When asked by the Court about the second ground of his application and as to what it meant precisely the Applicant told the Court that he was not in a position at the time to explain that but would have to go back and find out.
In reply to the Court's question about the meaning of the third ground the Applicant was again not in a position to provide an answer. When given the opportunity to speak about his case generally the Applicant told the Court that he had presented all of the facts and was unable to say the reason as to why the Tribunal did not accept his presentation.
The solicitor for the First Respondent filed written submissions on 18th December 2006. She described the Applicant's grounds of review as ‘Bland, unparticularised grounds of review’.
As to the Applicant's first ground, the First Respondent submits that there was no breach of s.424A of the Migration Act as the information relied upon by the Tribunal falls into the exception in s.424A(3)(b) of the act because it was given to the Tribunal for the purposes of the application for review. In addition, s.422B of the Migration Act applies to the matter.
The First Respondent submits that the Applicant's second ground does not disclose any ground upon which it could be concluded that the decision of the Tribunal was attended by some error. There is no foundation for any claim that the Tribunal failed to attend to the material before it. There is no breach of ss.424 or 430. No particulars of the claim are provided and it is not apparent that ss.439 and 440 apply to the Tribunal decision.

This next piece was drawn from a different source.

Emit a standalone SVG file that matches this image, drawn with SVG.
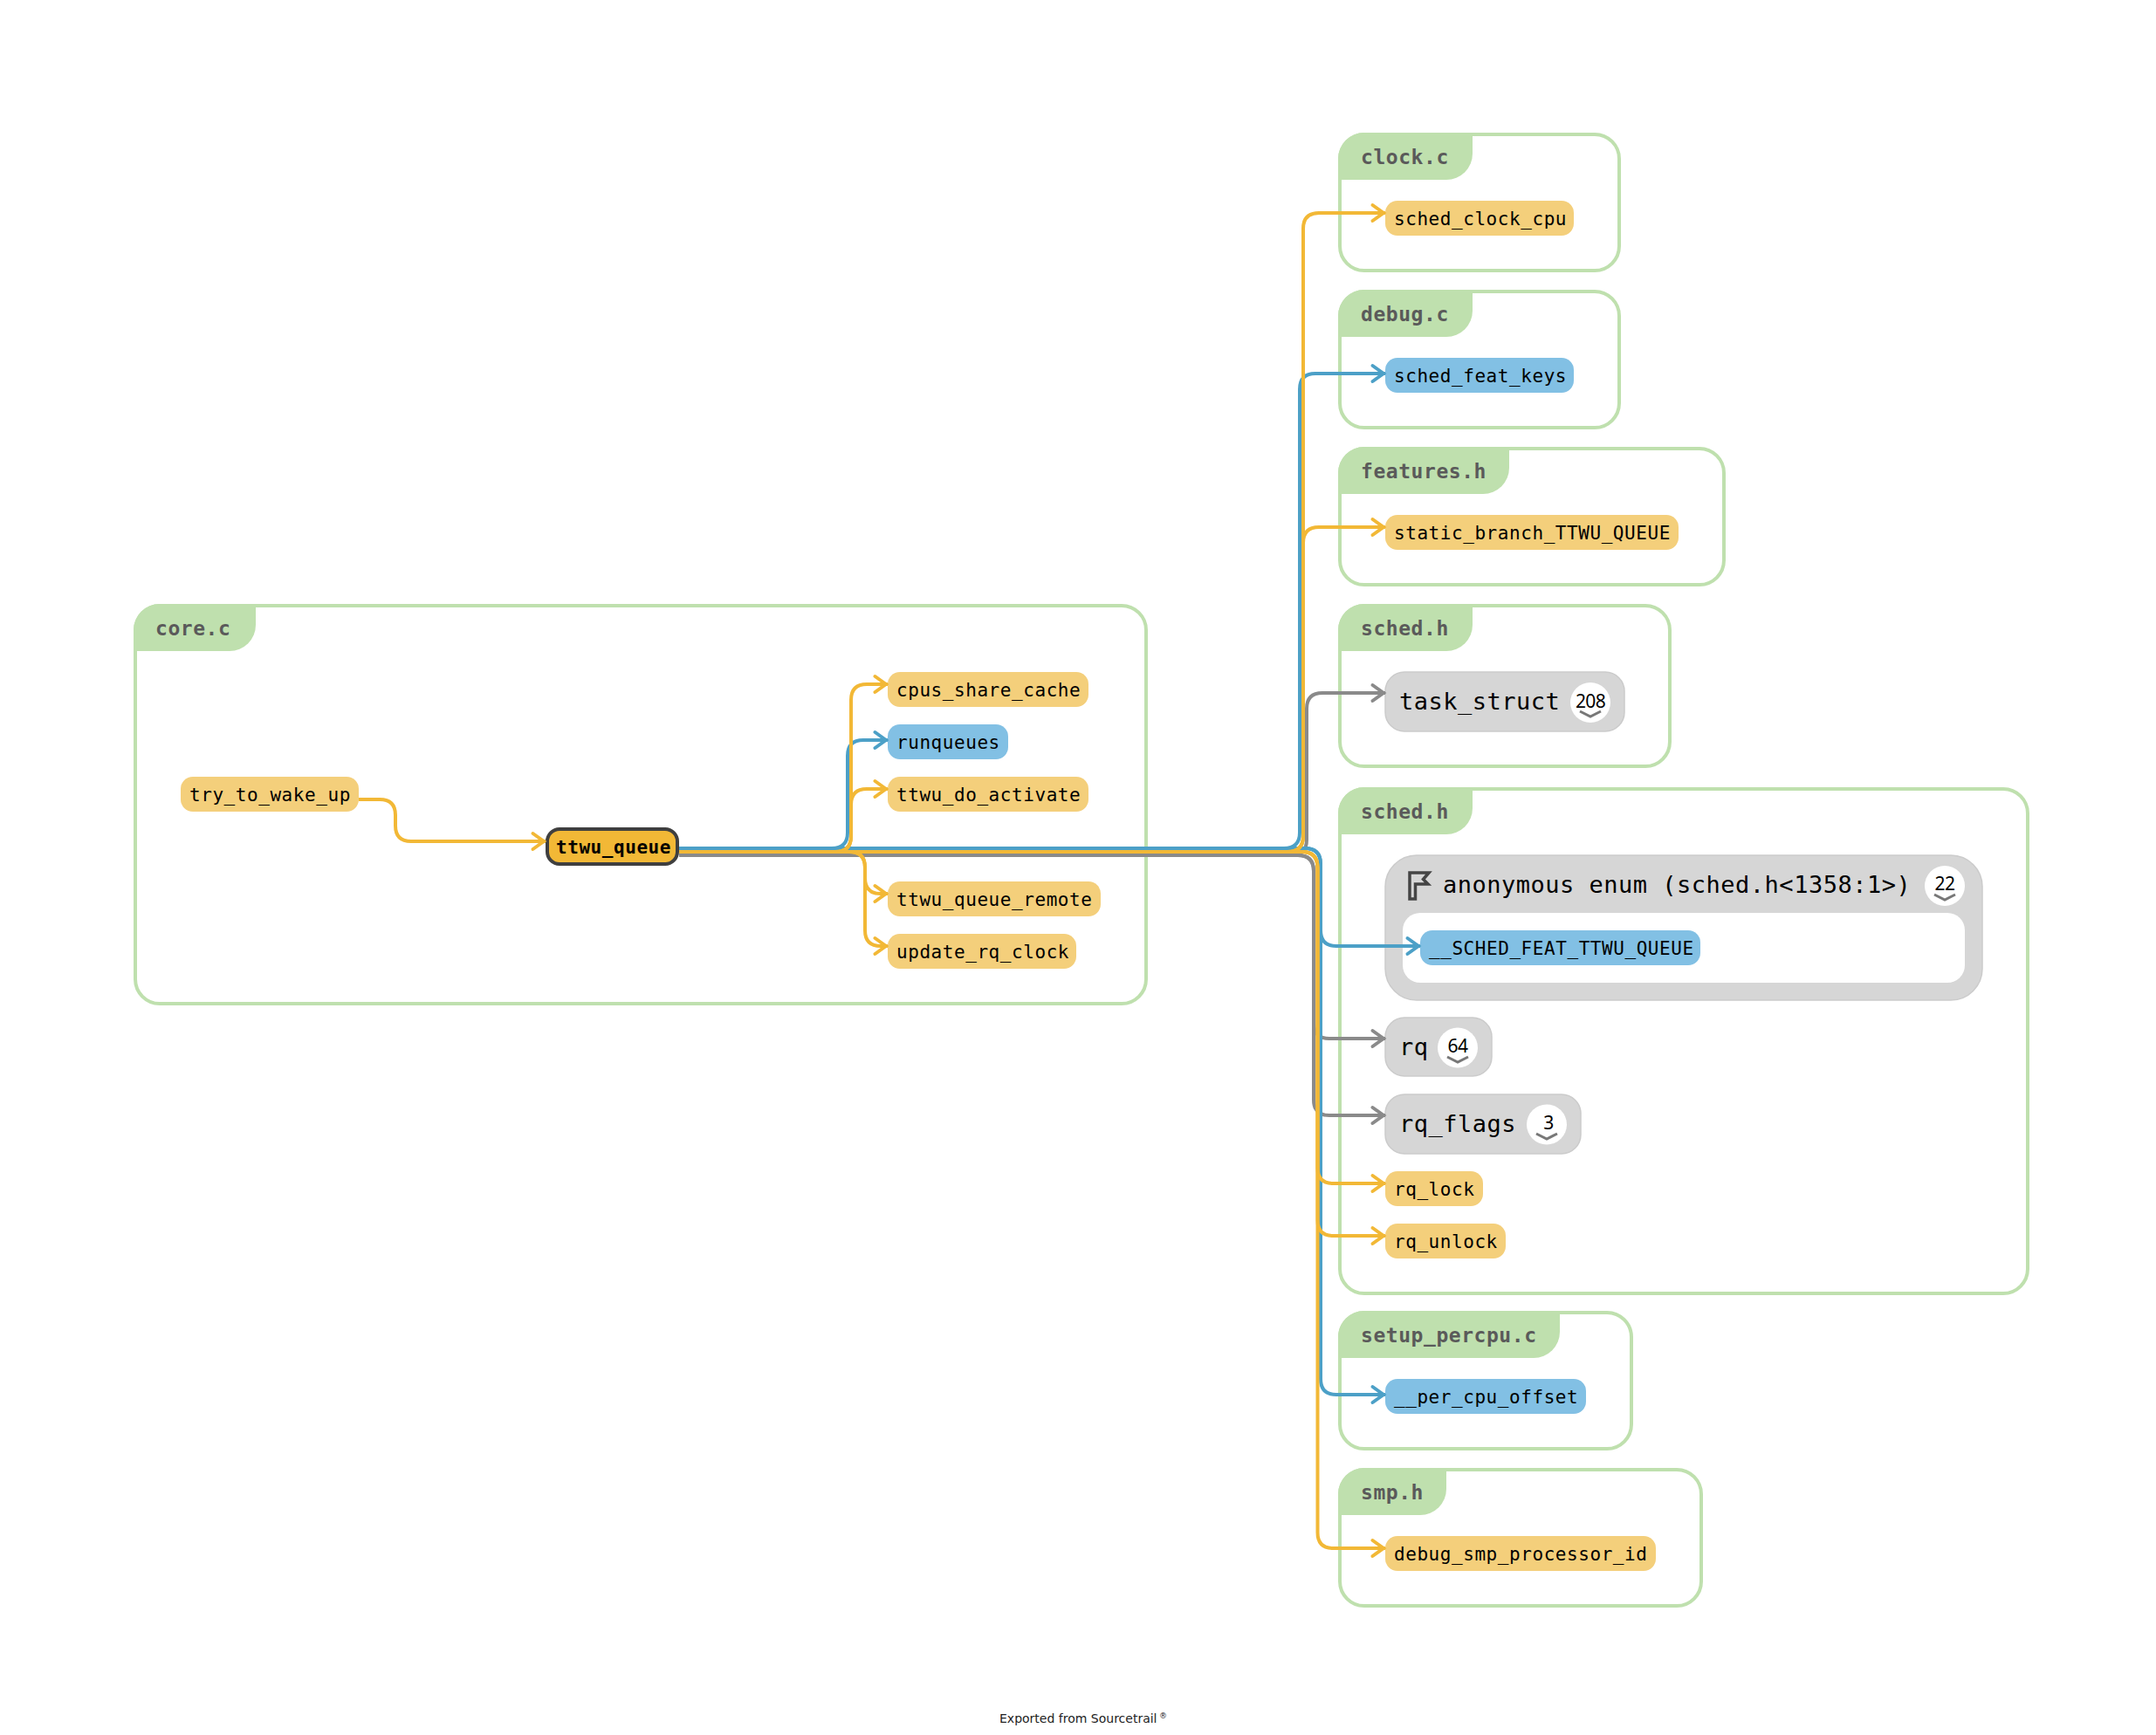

The First Respondent submits that it is difficult to comprehend what the Applicant's third ground is actually alleging. To the extent that the Applicant simply disagrees with the conclusion on the facts that is not a proper basis for a judicial review. In oral submissions the First Respondent's solicitor, Ms Nesbitt, put to the Court that if the third ground relates to a claim of a breach of the rules of natural justice as was raised in the first ground, then not only is there no evidence of any failure to provide natural justice but the provisions of s.422B of the Migration Act apply.
In reply to the Applicant's oral submissions Ms Nesbitt submitted that the Applicant was taking issue with the merits of the Tribunal's decision and therefore merits review, i.e. a challenge to the factual conclusions of the Tribunal, is not a matter for a Court to deal with on an application for judicial review.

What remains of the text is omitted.